Last night, Gawker posted about a strange petition circulating in the crowd at the J-School’s graduation ceremonies. The petition attacked professor Samuel Freedman (pictured at right, from his Columbia page) for giving a student an incomplete grade, preventing the student from graduating. The specifics behind the incomplete grade, though, were unclear, until the student’s original complaint surfaced this morning.
Apparently, the situation is all a big content-sharing mixup. The student, Erin Siegal, says that she had had an arrangement with her thesis adviser and Freedman to use an excerpt from her work for Freedman’s book seminar as her Master’s thesis. However, her adviser urged Siegal to turn in her whole body of work (16,000 words), leading Freedman to give her an incomplete. As of now, it’s still unclear if Siegal will be allowed to graduate, but hey, we’re sure that she can dig around in the couch cushions for another semester’s tuition.
Ethics, teary students, and smarmy professors – what’s not to love? You can check out the full letters over at Gawker.
19 Comments
@no more senior wisdom?
@unfortun ately, no
@fortunately for them they’re not seniors anymore.
@LOL BWOG the word is advisor, not adviser!
@LOL IDIOT AP style is “adviser”.
@wtf calm the rich down
written on my iphone
@pro-prof Submitting the exact same assignment for two classes is asking for failure.
@... sounds like the guy is a hardass and is known for being so. all the more reason to not play it fast and loose with the rules (or at least to be very careful).
we were told at orientation that submitting the same work for two instructors is considered a form of plagiarism. if i had a valid reason to do so, i would make sure my exact plans were confirmed as ok by the course staff in writing/email.

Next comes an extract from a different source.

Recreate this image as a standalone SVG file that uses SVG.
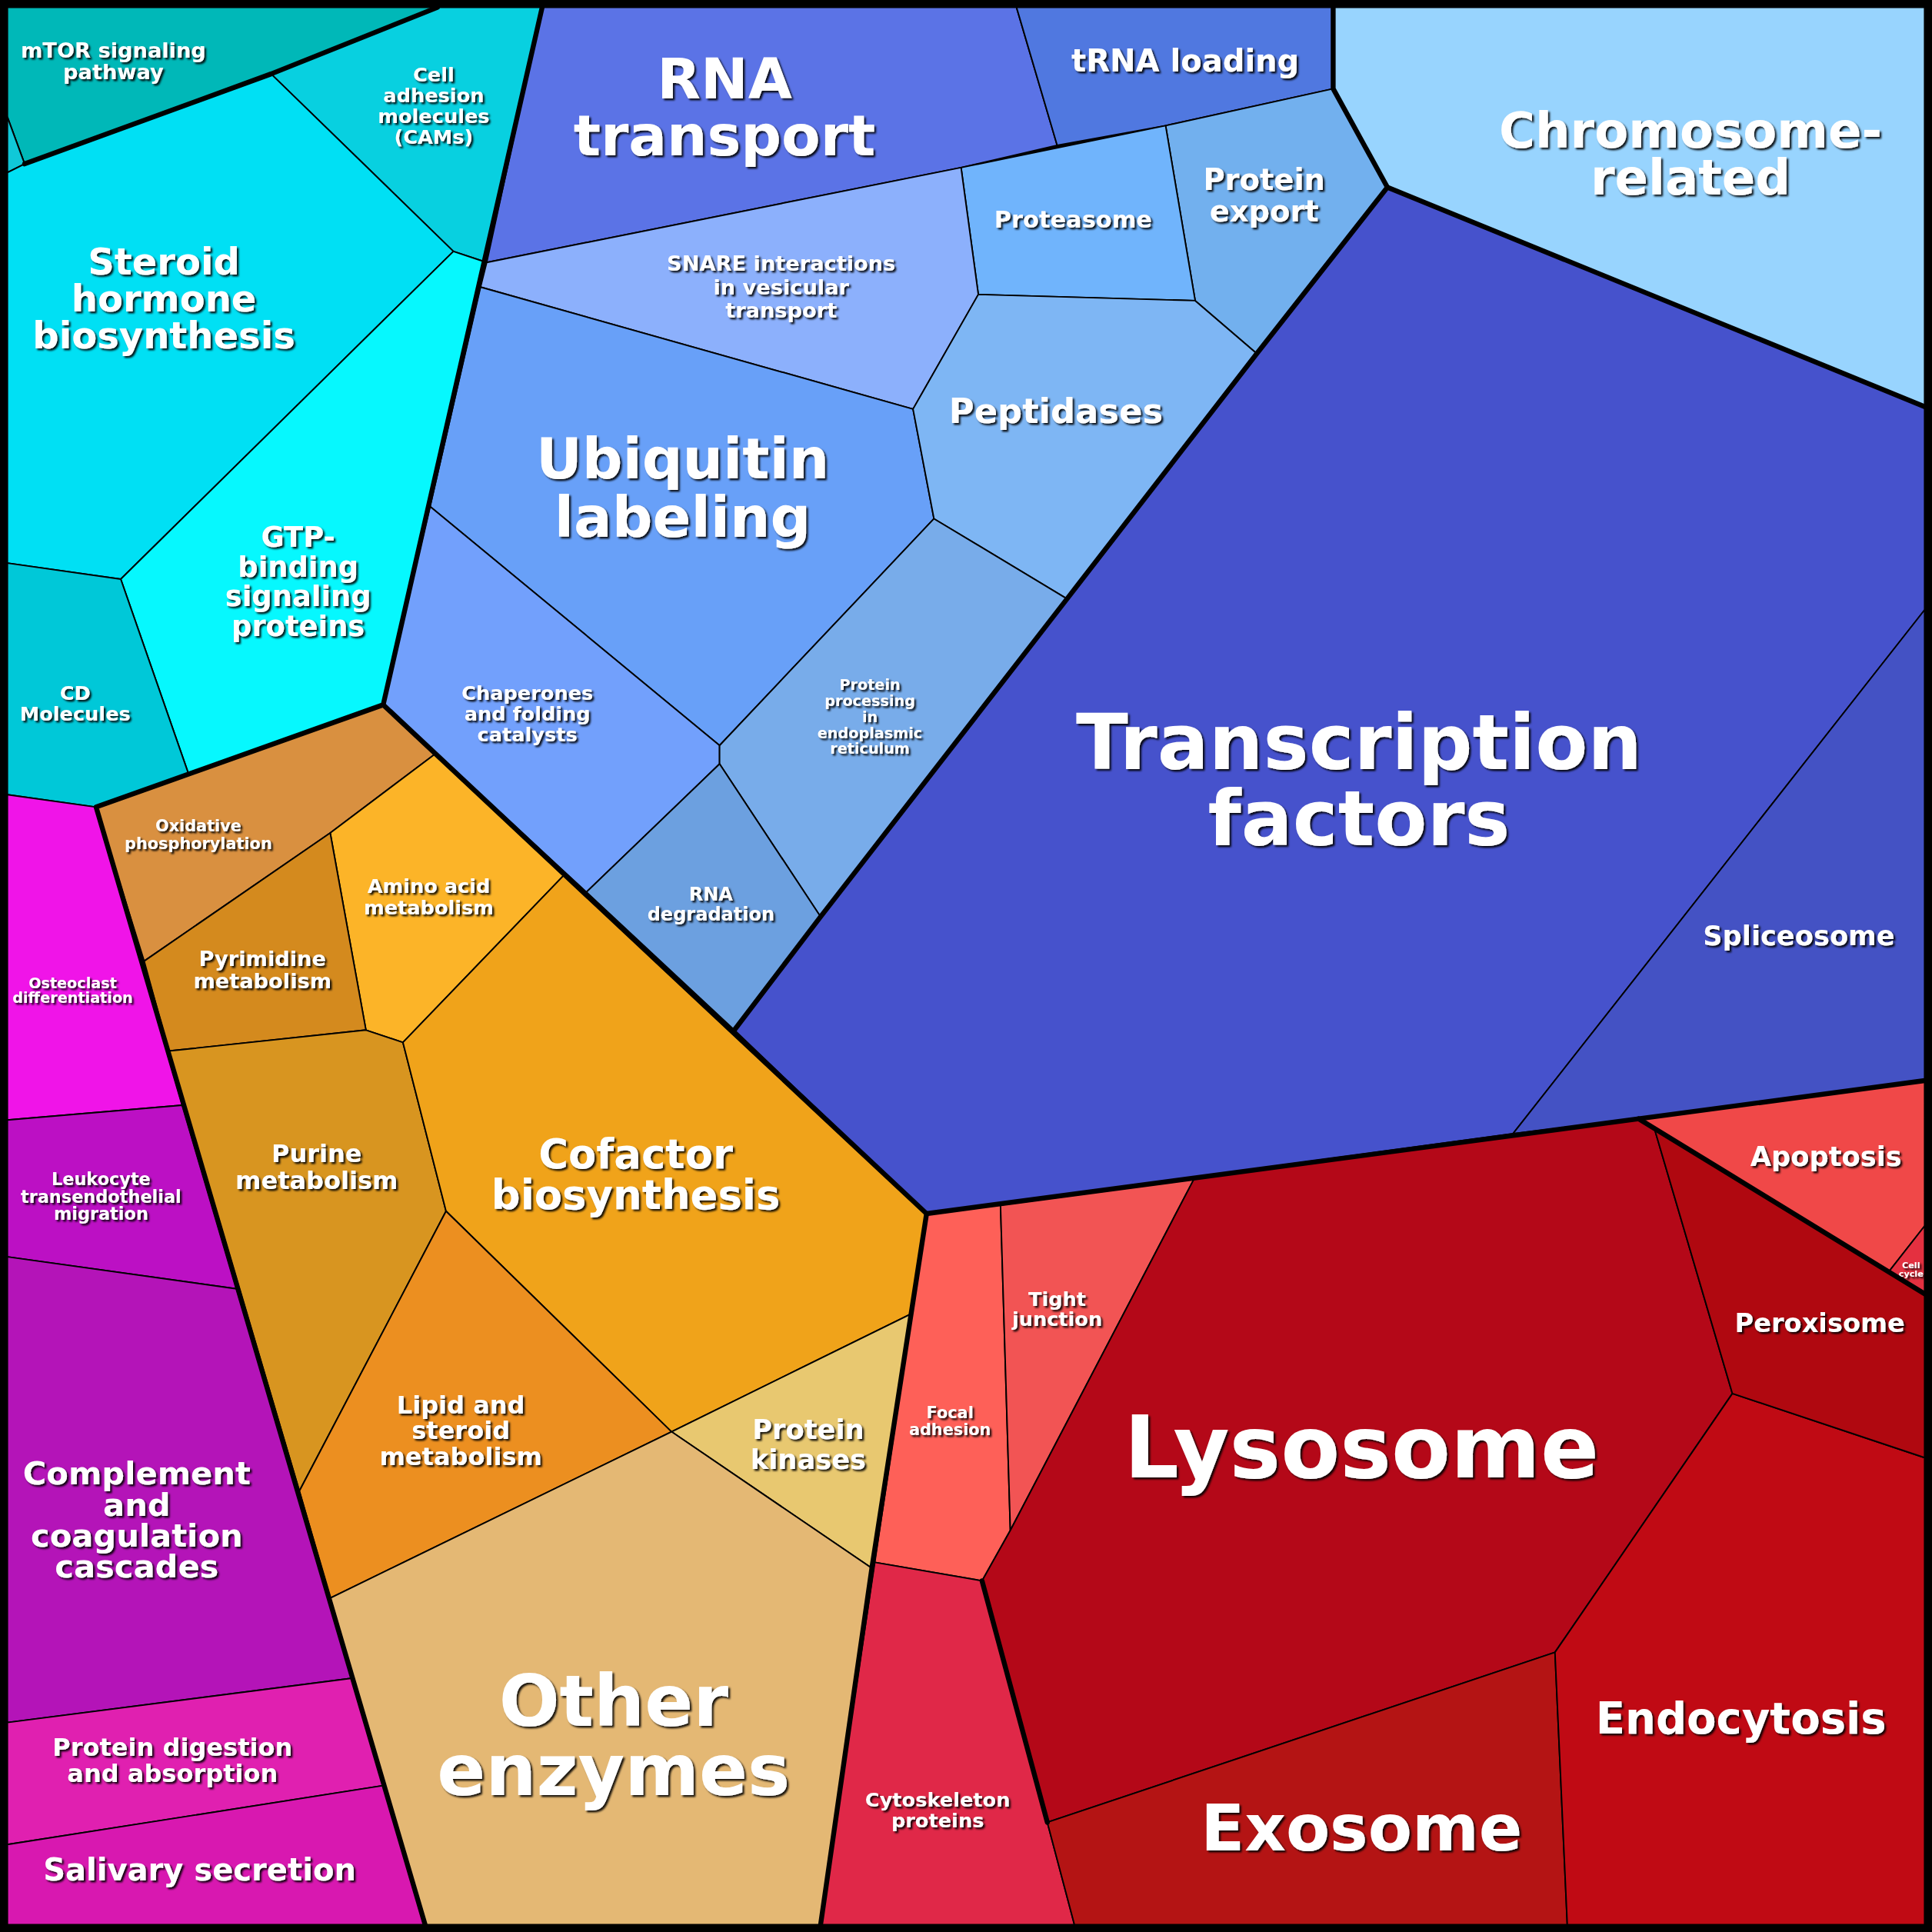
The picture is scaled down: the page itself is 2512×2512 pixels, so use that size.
<svg xmlns="http://www.w3.org/2000/svg" width="2512" height="2512" viewBox="0 0 2512 2512">
<defs>
<filter id="sh" x="-10%" y="-10%" width="130%" height="130%"><feDropShadow dx="1.5" dy="1.5" stdDeviation="0.6" flood-color="#000" flood-opacity="0.9"/></filter>
<style>
.c{stroke:#000;stroke-width:1.2;stroke-linejoin:round}
.t{fill:#fff;font-family:"DejaVu Sans",sans-serif;font-weight:bold;text-anchor:middle;filter:url(#sh)}
.b{fill:none;stroke:#000;stroke-width:4;stroke-linejoin:round;stroke-linecap:round}
</style>
</defs>
<rect width="2512" height="2512" fill="#000"/>
<g transform="scale(1.602041)">
<g id="mtor"><polygon class="c" fill="#00b8b8" points="6,6 355,6 220,60 20,133 6,95"/><text class="t" font-size="17" x="92" y="47">mTOR signaling<tspan x="92" dy="17">pathway</tspan></text></g>
<g id="tiny"><polygon class="c" fill="#10c8d8" points="6,95 20,133 6,140"/></g>
<g id="cam"><polygon class="c" fill="#08d0e0" points="355,6 440,6 395,213 368,204 220,60"/><text class="t" font-size="16" x="352" y="66">Cell<tspan x="352" dy="17">adhesion</tspan><tspan x="352" dy="17">molecules</tspan><tspan x="352" dy="17">(CAMs)</tspan></text></g>
<g id="steroid"><polygon class="c" fill="#00e0f4" points="6,140 20,133 220,60 368,204 98,470 6,457"/><text class="t" font-size="30" x="133" y="223">Steroid<tspan x="133" dy="30">hormone</tspan><tspan x="133" dy="30">biosynthesis</tspan></text></g>
<g id="gtp"><polygon class="c" fill="#06f8fe" points="368,204 395,213 311,572 153,628 98,470"/><text class="t" font-size="23" x="242" y="444">GTP-<tspan x="242" dy="24">binding</tspan><tspan x="242" dy="24">signaling</tspan><tspan x="242" dy="24">proteins</tspan></text></g>
<g id="cd"><polygon class="c" fill="#00c8d8" points="6,457 98,470 153,628 78,655 6,645"/><text class="t" font-size="16" x="61" y="568">CD<tspan x="61" dy="17">Molecules</tspan></text></g>

<g id="rnat"><polygon class="c" fill="#5b73e6" points="440,6 825,6 858,118 780,136 395,213"/><text class="t" font-size="46" x="588" y="80">RNA<tspan x="588" dy="46">transport</tspan></text></g>
<g id="trna"><polygon class="c" fill="#5078e0" points="825,6 1082,6 1082,72 946,102 858,118"/><text class="t" font-size="25" x="962" y="58">tRNA loading</text></g>
<g id="pexp"><polygon class="c" fill="#72b0ee" points="946,102 1082,72 1126,152 1020,287 970,244"/><text class="t" font-size="24" x="1026" y="154">Protein<tspan x="1026" dy="26">export</tspan></text></g>
<g id="proteasome"><polygon class="c" fill="#70b4fc" points="780,136 946,102 970,244 794,239"/><text class="t" font-size="19" x="871" y="185">Proteasome</text></g>
<g id="snare"><polygon class="c" fill="#8cb0fc" points="395,213 780,136 794,239 741,332 390,233"/><text class="t" font-size="17" x="634" y="220">SNARE interactions<tspan x="634" dy="19">in vesicular</tspan><tspan x="634" dy="19">transport</tspan></text></g>
<g id="ubiq"><polygon class="c" fill="#68a0f8" points="390,233 741,332 758,421 584,605 349,411"/><text class="t" font-size="46" x="554" y="388">Ubiquitin<tspan x="554" dy="48">labeling</tspan></text></g>
<g id="pept"><polygon class="c" fill="#7eb6f4" points="741,332 794,239 970,244 1020,287 866,486 758,421"/><text class="t" font-size="28" x="857" y="343">Peptidases</text></g>
<g id="chap"><polygon class="c" fill="#72a0fc" points="349,411 584,605 584,620 476,724 311,572"/><text class="t" font-size="16" x="428" y="568">Chaperones<tspan x="428" dy="17">and folding</tspan><tspan x="428" dy="17">catalysts</tspan></text></g>
<g id="ppe"><polygon class="c" fill="#78acea" points="584,605 758,421 866,486 666,744 584,620"/><text class="t" font-size="12" x="706" y="560">Protein<tspan x="706" dy="13">processing</tspan><tspan x="706" dy="13">in</tspan><tspan x="706" dy="13">endoplasmic</tspan><tspan x="706" dy="13">reticulum</tspan></text></g>
<g id="rnad"><polygon class="c" fill="#6ca0e0" points="584,620 666,744 596,836 476,724"/><text class="t" font-size="15" x="577" y="731">RNA<tspan x="577" dy="16">degradation</tspan></text></g>
<g id="chrom"><polygon class="c" fill="#98d4fe" points="1082,6 1562,6 1562,330 1126,152 1082,72"/><text class="t" font-size="40" x="1372" y="120">Chromosome-<tspan x="1372" dy="38">related</tspan></text></g>
<g id="tf"><polygon class="c" fill="#4652cc" points="1126,152 1562,330 1562,495 1228,920 752,985 596,836 666,744 866,486 1020,287"/><text class="t" font-size="62" x="1103" y="624">Transcription<tspan x="1103" dy="62">factors</tspan></text></g>
<g id="splice"><polygon class="c" fill="#4452c4" points="1562,495 1562,877 1330,908 1228,920"/><text class="t" font-size="22" x="1460" y="767">Spliceosome</text></g>

<g id="oxphos"><polygon class="c" fill="#d99040" points="78,655 311,572 353,612 268,676 117,780"/><text class="t" font-size="13" x="161" y="675">Oxidative<tspan x="161" dy="14">phosphorylation</tspan></text></g>
<g id="aa"><polygon class="c" fill="#fcb428" points="353,612 458,710 327,846 297,836 268,676"/><text class="t" font-size="16" x="348" y="725">Amino acid<tspan x="348" dy="17">metabolism</tspan></text></g>
<g id="pyr"><polygon class="c" fill="#d48a1e" points="117,780 268,676 297,836 137,853"/><text class="t" font-size="17" x="213" y="784">Pyrimidine<tspan x="213" dy="18">metabolism</tspan></text></g>
<g id="pur"><polygon class="c" fill="#d89520" points="137,853 297,836 327,846 362,983 243,1210"/><text class="t" font-size="20" x="257" y="943">Purine<tspan x="257" dy="22">metabolism</tspan></text></g>
<g id="cof"><polygon class="c" fill="#f0a31a" points="458,710 752,985 740,1066 545,1162 362,983 327,846"/><text class="t" font-size="33" x="516" y="948">Cofactor<tspan x="516" dy="33">biosynthesis</tspan></text></g>
<g id="lipid"><polygon class="c" fill="#ec8f20" points="362,983 545,1162 268,1297 243,1210"/><text class="t" font-size="20" x="374" y="1147">Lipid and<tspan x="374" dy="21">steroid</tspan><tspan x="374" dy="21">metabolism</tspan></text></g>
<g id="pk"><polygon class="c" fill="#e8c870" points="545,1162 740,1066 708,1273"/><text class="t" font-size="22" x="656" y="1168">Protein<tspan x="656" dy="24">kinases</tspan></text></g>
<g id="other"><polygon class="c" fill="#e4b874" points="268,1297 545,1162 708,1273 666,1562 345,1562"/><text class="t" font-size="58" x="498" y="1401">Other<tspan x="498" dy="56">enzymes</tspan></text></g>

<g id="osteo"><polygon class="c" fill="#f014e8" points="6,645 78,655 148,897 6,909"/><text class="t" font-size="12" x="59" y="802">Osteoclast<tspan x="59" dy="12">differentiation</tspan></text></g>
<g id="leuko"><polygon class="c" fill="#bc10c4" points="6,909 148,897 192,1046 6,1020"/><text class="t" font-size="14" x="82" y="962">Leukocyte<tspan x="82" dy="14">transendothelial</tspan><tspan x="82" dy="14">migration</tspan></text></g>
<g id="compl"><polygon class="c" fill="#b414b8" points="6,1020 192,1046 286,1362 6,1398"/><text class="t" font-size="26" x="111" y="1205">Complement<tspan x="111" dy="25">and</tspan><tspan x="111" dy="25">coagulation</tspan><tspan x="111" dy="25">cascades</tspan></text></g>
<g id="pdig"><polygon class="c" fill="#e020b0" points="6,1398 286,1362 312,1449 6,1497"/><text class="t" font-size="20" x="140" y="1425">Protein digestion<tspan x="140" dy="21">and absorption</tspan></text></g>
<g id="saliv"><polygon class="c" fill="#d818b0" points="6,1497 312,1449 345,1562 6,1562"/><text class="t" font-size="25" x="162" y="1526">Salivary secretion</text></g>

<g id="focal"><polygon class="c" fill="#fe6058" points="752,985 812,978 820,1242 797,1283 710,1268"/><text class="t" font-size="13" x="771" y="1151">Focal<tspan x="771" dy="14">adhesion</tspan></text></g>
<g id="tight"><polygon class="c" fill="#f25454" points="812,978 969,957 820,1242"/><text class="t" font-size="16" x="858" y="1060">Tight<tspan x="858" dy="16">junction</tspan></text></g>
<g id="cyto"><polygon class="c" fill="#e02848" points="710,1268 797,1283 850,1479 872,1562 666,1562"/><text class="t" font-size="16" x="761" y="1466">Cytoskeleton<tspan x="761" dy="17">proteins</tspan></text></g>
<g id="lyso"><polygon class="c" fill="#b40818" points="969,957 1330,908 1343,917 1406,1131 1262,1341 850,1479 797,1283 820,1242"/><text class="t" font-size="70" x="1105" y="1199">Lysosome</text></g>
<g id="exo"><polygon class="c" fill="#b41414" points="850,1479 1262,1341 1272,1562 872,1562"/><text class="t" font-size="52" x="1105" y="1502">Exosome</text></g>
<g id="endo"><polygon class="c" fill="#c00a14" points="1262,1341 1406,1131 1562,1183 1562,1562 1272,1562"/><text class="t" font-size="35" x="1413" y="1407">Endocytosis</text></g>
<g id="perox"><polygon class="c" fill="#b00810" points="1343,917 1533,1032 1562,1050 1562,1183 1406,1131"/><text class="t" font-size="21" x="1477" y="1081">Peroxisome</text></g>
<g id="apop"><polygon class="c" fill="#f04848" points="1330,908 1562,877 1562,995 1533,1032"/><text class="t" font-size="22" x="1482" y="946">Apoptosis</text></g>
<g id="cellcycle"><polygon class="c" fill="#e43040" points="1533,1032 1562,995 1562,1050"/><text class="t" font-size="7" x="1551" y="1029">Cell<tspan x="1551" dy="7">cycle</tspan></text></g>

<g id="connectors">
<polyline class="b" points="440,6 311,572 78,655 345,1562"/>
<polyline class="b" points="311,572 752,985 708,1270 666,1562"/>
<polyline class="b" points="596,836 666,744 866,486 1020,287 1126,152 1562,330"/>
<polyline class="b" points="752,985 1330,908 1562,877"/>
<polyline class="b" points="1082,6 1082,72 1126,152"/>
<polyline class="b" stroke-width="2.5" points="20,133 220,60 355,6"/>
<polyline class="b" stroke-width="2.5" points="1330,908 1562,1050"/>
<polyline class="b" stroke-width="2" points="797,1283 850,1479"/>
</g>
</g>
<rect x="5" y="5" width="2502" height="2502" fill="none" stroke="#000" stroke-width="10"/>
</svg>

@hmmm I was thinking precisely about the plagiarism argument when I first read the caption. On the other hand, the fact that an excerpt from the originally submitted work– namely, that which was submitted for the seminar in question– was substantial enough to possibly qualify for a master’s thesis might very well qualify this as a special case. And in any case, the student claims she had the approval of the professor. That, I would think, is the essential point. But only he and her, and perhaps a small number of other people, know the true story.
@hmm It’s plagiarism without professor approval. It seems like she told the professors that she would be sharing content between the 2 classes, but didn’t specify precisely what content/how much content. I think in this case it’s ambiguous. I don’t think she was trying to conceal anything. Maybe the best thing would be to either lower the grade (but not fail her) or require her to add some original content to the paper (or rewrite a section of the paper) so that it would have some original content (which it seems like the Professor had expected).
@Seriously guys Calm the rich down. I thought this post was interesting and very appropriate for a Columbia blog. You don’t? Well stfu and scroll down, it’s free content for fuck’s sake.
@Damnit Stupid iPhone, corrected my first “fuck” into “rich”.
@haha You fool, the irony will destroy us all!
@one of the rich This is inexcusable. We do NOT NEED TO BE CALMED!!1!! OUR OBSESSIONS WITH THERAPY AND HARD DRUGS HAVE NOT MADE US ANGRY!!
The color I need to describe in one lowercase word is RED.
@That guy looks smarmy and slightly evil. Not to mention his eyebrows are doing something alarming. But I won’t judge based on looks.
@dbag hey bwog, this post is irrelevant. Not cc or seas? I don’t care what it says, but I do care enough to write a post complaining about it.
@haha since when does bwog care about seas?
@Anonymous Since when does Bwog care about students?
Oh wait, sorry, mixed Bwog up with Columbia. Carry on.
@META since when does bwog care about caring?